## GIVEN PROBLEM
Within the records that follow, restate exactly the lines from the line with "Output the LaTeX" down to the line with "(0,0) rectangle (604,871);", including both. Omit the pictures.

*** LISTED ENTRIES

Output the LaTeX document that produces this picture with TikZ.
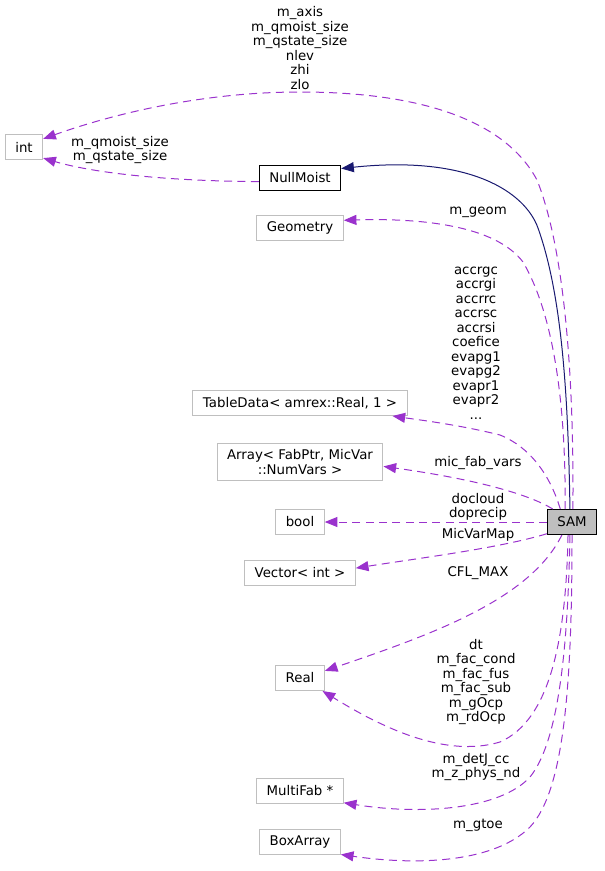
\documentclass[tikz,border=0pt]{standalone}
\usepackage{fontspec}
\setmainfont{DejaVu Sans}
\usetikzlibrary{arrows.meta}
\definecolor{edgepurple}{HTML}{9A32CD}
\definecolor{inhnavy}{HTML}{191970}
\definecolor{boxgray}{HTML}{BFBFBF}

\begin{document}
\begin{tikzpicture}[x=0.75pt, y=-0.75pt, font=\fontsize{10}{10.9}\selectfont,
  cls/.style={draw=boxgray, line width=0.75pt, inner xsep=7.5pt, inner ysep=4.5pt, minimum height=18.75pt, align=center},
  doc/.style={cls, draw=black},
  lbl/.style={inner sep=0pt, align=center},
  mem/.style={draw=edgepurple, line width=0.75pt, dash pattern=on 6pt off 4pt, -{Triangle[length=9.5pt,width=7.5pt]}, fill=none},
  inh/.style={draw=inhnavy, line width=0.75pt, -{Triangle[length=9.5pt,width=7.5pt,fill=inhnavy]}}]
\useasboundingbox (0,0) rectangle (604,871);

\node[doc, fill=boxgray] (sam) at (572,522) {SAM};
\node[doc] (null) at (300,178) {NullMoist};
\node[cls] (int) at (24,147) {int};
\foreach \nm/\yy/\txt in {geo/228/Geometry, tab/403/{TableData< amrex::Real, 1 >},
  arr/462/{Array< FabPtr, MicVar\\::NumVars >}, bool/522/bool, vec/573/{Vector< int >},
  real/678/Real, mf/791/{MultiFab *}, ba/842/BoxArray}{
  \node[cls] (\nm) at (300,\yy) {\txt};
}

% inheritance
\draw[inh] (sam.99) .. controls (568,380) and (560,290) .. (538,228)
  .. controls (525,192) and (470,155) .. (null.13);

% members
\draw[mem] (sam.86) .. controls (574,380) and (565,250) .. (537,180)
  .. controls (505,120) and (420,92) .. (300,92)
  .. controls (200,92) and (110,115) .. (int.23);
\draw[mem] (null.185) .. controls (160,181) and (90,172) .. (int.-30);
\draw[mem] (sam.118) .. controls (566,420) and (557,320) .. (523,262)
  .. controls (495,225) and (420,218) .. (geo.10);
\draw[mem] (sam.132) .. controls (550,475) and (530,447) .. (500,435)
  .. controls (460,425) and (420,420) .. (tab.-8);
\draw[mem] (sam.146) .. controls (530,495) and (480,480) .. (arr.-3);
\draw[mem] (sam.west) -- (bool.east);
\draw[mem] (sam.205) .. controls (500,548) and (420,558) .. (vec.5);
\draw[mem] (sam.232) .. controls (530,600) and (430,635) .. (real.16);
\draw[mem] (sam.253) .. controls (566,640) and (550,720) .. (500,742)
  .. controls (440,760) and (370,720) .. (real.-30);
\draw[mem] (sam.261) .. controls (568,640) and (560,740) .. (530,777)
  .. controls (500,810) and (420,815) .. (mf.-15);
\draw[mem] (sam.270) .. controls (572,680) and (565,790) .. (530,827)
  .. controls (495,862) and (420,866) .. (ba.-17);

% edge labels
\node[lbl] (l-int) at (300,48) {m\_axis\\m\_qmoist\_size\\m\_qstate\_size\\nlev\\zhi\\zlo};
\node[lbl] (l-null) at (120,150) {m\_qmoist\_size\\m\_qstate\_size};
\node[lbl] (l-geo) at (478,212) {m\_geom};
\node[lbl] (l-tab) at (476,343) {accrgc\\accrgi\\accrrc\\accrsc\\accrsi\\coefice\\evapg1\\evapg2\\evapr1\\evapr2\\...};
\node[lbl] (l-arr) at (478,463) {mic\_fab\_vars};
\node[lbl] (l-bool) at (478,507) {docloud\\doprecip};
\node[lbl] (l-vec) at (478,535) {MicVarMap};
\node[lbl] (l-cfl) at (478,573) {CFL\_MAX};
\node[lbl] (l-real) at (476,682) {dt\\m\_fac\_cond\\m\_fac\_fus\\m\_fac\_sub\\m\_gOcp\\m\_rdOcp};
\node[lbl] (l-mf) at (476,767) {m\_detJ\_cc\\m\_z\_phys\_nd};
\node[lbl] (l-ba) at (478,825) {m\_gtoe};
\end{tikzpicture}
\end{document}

******
*** LISTED ENTRIES

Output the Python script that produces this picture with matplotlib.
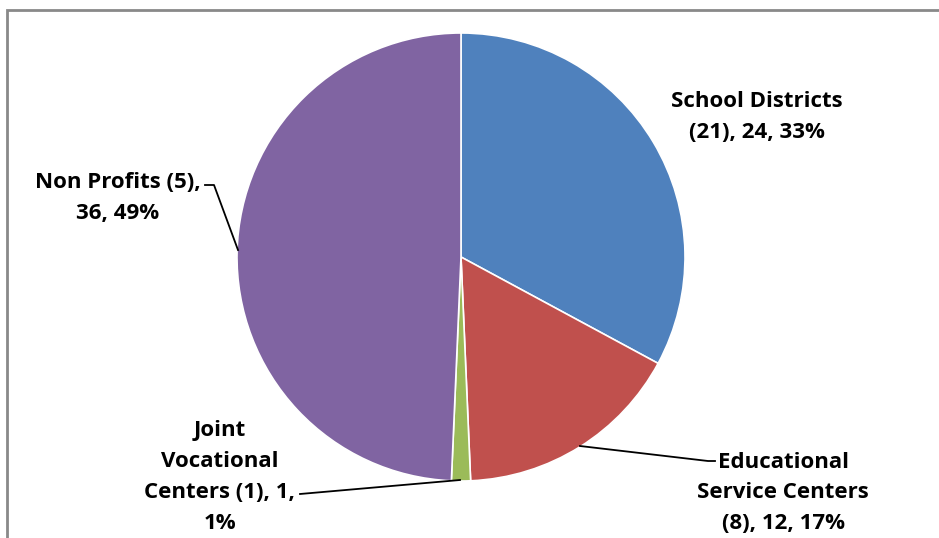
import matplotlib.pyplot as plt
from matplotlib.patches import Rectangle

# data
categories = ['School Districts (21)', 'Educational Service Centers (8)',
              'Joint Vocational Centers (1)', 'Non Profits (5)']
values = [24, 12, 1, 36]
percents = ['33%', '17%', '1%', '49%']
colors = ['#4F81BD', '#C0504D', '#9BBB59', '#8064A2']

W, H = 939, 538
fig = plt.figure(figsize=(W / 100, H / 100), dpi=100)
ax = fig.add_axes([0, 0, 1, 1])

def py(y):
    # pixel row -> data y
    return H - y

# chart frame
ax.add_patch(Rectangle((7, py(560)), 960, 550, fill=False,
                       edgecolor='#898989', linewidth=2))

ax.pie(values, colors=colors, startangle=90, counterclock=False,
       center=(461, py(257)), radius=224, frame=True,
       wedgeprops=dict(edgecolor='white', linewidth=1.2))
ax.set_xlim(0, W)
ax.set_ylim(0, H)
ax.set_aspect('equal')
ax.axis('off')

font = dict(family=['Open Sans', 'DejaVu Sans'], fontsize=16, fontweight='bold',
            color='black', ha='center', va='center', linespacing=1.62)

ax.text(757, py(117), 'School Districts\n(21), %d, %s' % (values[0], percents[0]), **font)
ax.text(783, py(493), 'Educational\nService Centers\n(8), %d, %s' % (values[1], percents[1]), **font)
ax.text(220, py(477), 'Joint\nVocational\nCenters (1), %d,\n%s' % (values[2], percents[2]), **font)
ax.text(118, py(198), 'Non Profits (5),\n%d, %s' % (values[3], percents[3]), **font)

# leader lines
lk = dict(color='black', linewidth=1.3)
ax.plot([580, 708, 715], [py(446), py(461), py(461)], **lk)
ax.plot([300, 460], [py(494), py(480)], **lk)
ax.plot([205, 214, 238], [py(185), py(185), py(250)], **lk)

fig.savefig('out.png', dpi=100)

******

## TASK SOLUTION
Output the LaTeX document that produces this picture with TikZ.
\documentclass[tikz,border=0pt]{standalone}
\usepackage{fontspec}
\setmainfont{DejaVu Sans}
\usetikzlibrary{arrows.meta}
\definecolor{edgepurple}{HTML}{9A32CD}
\definecolor{inhnavy}{HTML}{191970}
\definecolor{boxgray}{HTML}{BFBFBF}

\begin{document}
\begin{tikzpicture}[x=0.75pt, y=-0.75pt, font=\fontsize{10}{10.9}\selectfont,
  cls/.style={draw=boxgray, line width=0.75pt, inner xsep=7.5pt, inner ysep=4.5pt, minimum height=18.75pt, align=center},
  doc/.style={cls, draw=black},
  lbl/.style={inner sep=0pt, align=center},
  mem/.style={draw=edgepurple, line width=0.75pt, dash pattern=on 6pt off 4pt, -{Triangle[length=9.5pt,width=7.5pt]}, fill=none},
  inh/.style={draw=inhnavy, line width=0.75pt, -{Triangle[length=9.5pt,width=7.5pt,fill=inhnavy]}}]
\useasboundingbox (0,0) rectangle (604,871);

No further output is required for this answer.